Canadian leisure carrier, Air Canada rouge, is boosting capacity on some of its long-haul flights to Europe, following strong performance on many of its routes across the Atlantic during 2014. Alongside a new seasonal flight between Montreal and Venice, the carrier, a division of national airline Air Canada, will significantly grow capacity into the Irish market via its link to Dublin Airport.
The Irish capital became the airline’s fourth European destination when it replaced Air Canada in the Toronto – Dublin market from May 1, 2014 at which time the seasonal operation was switched to a year-round offering.
Air Canada has been serving Ireland since its predecessor, Trans-Canada Air Lines, first flew to Shannon in 1947 and until last year the Star Alliance member had continuously served the Dublin market on a seasonal summer-only scheduled basis since 2002.
In its first summer season, Air Canada rouge offered an up to daily link between Toronto and Dublin using a Boeing 767-300ER, but reverted to a three times weekly offering through the current winter schedule. According to its schedules, frequencies will increase again from late April 2015, growing to ten times weekly in mid-June and up to eleven times weekly from the end of that month through to the end of August.
The changes will mean Air Canada rouge will boost its summer capacity on the route from 35,528 seats in each direction in 2014 to 62,856 seats in 2015, a growth of 76.9 per cent.
Speaking to Routesonline on the sidelines of this year’s Routes Americas forum in Denver, USA, Vijay Bathija, vice president commercial, Air Canada rouge, confirmed the network expansion in Dublin and add additional frequencies into Europe.
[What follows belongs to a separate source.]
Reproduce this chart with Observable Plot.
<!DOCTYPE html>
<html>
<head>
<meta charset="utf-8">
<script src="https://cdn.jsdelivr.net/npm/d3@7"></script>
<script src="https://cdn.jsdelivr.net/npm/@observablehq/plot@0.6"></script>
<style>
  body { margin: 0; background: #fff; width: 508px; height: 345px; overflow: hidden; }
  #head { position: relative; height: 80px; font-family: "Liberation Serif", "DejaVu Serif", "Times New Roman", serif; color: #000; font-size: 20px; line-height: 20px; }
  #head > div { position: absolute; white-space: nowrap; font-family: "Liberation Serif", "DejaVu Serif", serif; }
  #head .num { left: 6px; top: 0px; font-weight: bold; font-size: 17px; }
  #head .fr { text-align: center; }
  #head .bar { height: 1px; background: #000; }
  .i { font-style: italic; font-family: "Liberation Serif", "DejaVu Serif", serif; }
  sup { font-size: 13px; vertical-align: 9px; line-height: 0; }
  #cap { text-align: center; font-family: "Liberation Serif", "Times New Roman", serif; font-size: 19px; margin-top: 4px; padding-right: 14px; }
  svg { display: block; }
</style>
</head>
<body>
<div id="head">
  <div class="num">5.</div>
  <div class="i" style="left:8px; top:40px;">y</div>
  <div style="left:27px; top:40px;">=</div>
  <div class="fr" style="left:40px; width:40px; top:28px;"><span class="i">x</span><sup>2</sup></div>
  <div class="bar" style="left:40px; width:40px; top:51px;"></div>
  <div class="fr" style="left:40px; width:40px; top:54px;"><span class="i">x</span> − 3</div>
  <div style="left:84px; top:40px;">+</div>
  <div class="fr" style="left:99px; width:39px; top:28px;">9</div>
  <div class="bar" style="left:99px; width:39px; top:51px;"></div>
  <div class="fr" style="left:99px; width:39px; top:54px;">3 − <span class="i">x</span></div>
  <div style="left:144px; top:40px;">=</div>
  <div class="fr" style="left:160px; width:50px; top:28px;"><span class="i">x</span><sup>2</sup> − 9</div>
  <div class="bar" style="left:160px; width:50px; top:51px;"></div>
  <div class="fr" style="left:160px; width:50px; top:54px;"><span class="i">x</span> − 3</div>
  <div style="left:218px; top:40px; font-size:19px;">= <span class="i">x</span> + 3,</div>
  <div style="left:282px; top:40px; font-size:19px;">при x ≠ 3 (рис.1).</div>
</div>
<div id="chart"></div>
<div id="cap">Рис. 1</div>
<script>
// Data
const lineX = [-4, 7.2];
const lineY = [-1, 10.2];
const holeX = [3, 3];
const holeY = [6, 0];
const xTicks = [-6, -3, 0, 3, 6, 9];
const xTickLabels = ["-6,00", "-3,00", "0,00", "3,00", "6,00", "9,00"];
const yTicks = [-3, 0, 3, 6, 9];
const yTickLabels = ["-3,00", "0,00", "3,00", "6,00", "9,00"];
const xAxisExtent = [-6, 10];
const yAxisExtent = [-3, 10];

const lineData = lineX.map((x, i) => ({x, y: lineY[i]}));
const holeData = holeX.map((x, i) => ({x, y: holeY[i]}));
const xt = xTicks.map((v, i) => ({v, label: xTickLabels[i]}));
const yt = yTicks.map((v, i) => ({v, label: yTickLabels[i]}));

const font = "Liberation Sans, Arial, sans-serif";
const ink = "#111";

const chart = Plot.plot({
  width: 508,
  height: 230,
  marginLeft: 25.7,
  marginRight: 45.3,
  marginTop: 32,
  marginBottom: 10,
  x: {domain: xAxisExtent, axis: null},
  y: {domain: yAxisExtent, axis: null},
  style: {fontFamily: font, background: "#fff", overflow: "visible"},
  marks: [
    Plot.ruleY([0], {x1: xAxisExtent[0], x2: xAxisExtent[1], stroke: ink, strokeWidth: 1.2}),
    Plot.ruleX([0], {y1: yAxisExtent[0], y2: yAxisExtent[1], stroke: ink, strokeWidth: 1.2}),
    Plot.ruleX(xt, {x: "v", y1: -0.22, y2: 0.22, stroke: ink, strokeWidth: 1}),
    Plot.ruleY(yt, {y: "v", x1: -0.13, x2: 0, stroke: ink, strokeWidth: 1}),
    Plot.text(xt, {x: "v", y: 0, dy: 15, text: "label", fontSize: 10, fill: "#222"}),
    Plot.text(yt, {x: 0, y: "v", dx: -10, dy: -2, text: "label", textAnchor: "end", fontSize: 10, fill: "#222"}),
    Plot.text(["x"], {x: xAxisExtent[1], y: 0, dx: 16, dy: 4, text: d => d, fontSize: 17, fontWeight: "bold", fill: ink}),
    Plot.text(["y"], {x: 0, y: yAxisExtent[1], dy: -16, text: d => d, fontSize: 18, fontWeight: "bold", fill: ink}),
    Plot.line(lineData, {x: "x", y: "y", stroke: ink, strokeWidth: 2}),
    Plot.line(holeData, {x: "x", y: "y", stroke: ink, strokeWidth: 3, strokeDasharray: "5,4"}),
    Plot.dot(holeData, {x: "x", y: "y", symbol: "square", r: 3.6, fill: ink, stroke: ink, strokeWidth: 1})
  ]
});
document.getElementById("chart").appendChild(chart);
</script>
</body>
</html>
This year it will introduce its first links to Asia with an up to five times weekly link between Vancouver and Osaka’s Kansai International Airport launching from May 1, 2015.
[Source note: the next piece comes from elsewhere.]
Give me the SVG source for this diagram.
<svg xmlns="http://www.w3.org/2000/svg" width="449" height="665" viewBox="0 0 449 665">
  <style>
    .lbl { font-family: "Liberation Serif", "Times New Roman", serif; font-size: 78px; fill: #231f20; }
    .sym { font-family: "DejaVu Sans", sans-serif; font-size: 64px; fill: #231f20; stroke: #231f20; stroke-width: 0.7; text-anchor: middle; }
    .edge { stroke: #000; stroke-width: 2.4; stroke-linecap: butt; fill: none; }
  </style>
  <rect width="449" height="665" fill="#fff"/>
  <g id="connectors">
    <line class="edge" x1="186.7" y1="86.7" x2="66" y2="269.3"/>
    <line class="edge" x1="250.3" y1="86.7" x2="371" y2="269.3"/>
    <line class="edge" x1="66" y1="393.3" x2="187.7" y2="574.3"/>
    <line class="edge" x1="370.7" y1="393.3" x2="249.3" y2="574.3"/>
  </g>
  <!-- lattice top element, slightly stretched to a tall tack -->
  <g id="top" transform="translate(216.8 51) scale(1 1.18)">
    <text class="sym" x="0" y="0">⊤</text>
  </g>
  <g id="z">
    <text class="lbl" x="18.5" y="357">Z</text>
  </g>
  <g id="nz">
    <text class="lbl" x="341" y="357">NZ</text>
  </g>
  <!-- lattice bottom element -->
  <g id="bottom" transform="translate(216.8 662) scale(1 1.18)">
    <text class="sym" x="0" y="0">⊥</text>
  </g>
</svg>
"We are now working on winter 2015/2016, but we haven't announced anything for winter yet," noted Bathija.
Air Canada rouge has certainly seen tremendous success since its debut on flights within Canada, to the Caribbean and across the Atlantic to Europe. According to Bathija, this success is based on the fundamental reason for the carrier’s formation – to support the needs of leisure demand in and out of Canada.
“We were set up with that as the basis of our strategy. Airlines are currently working hard to be everything to everyone but by working in tandem with Air Canada we can do a job in the leisure market, while they retain a focus on higher-yield business demand,” he said.
The expansion of Air Canada rouge to compete in the fast-growing Asian leisure market in tandem with Air Canada's mainline fleet renewal is a good example of this element of their strategy for sustainable, profitable growth at both airlines.